The team behind the 155-seat eatery includes restaurateur Jeffrey Chodorow and Zach Kutsher, owner of Kutsher's Hotel and Country Club in the Catskills.

The TriBeCa version of Kutsher's Eastern European fare makes several nods to Jewish dietary restrictions — the bacon comes from a cow, not a pig — but it will still be possible to get cheese on your burger.

One block south at 6 Harrison St., innovative Korean restaurant Jung Sik Dang is planning its first American outpost.

The Seoul-based restaurant made a name for itself with unusual combinations of flavors and high-end ingredients, and it looks like the 55-seat TriBeCa location's menu will be similarly inventive.

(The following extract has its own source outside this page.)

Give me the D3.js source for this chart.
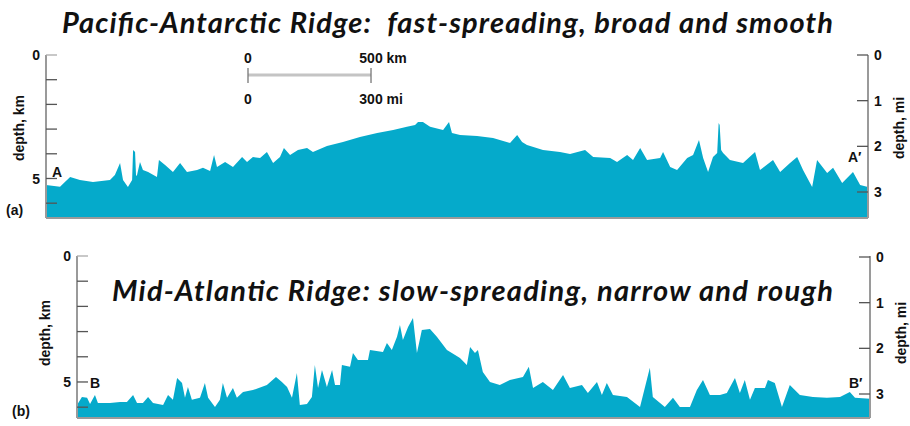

A seafood salad comes with shrimp, scallops, lime jelly, quail egg yolk, kobacha squash and feta, while an anchovy paella features seaweed puree, rice, barley and baby octopus.

Pork belly, smoked salmon, gorgonzola sauce, apricot jelly and truffle oil also make appearances on the preliminary menu.

Owner and chef Jung Sik Yim trained at the Culinary Institute of America and worked in some of New York's top restaurants, including Bouley, before starting Jung Sik Dang in Seoul in 2009.

CB1's Tribeca Committee voted not to object to either establishment's liquor license at a meting Wednesday night.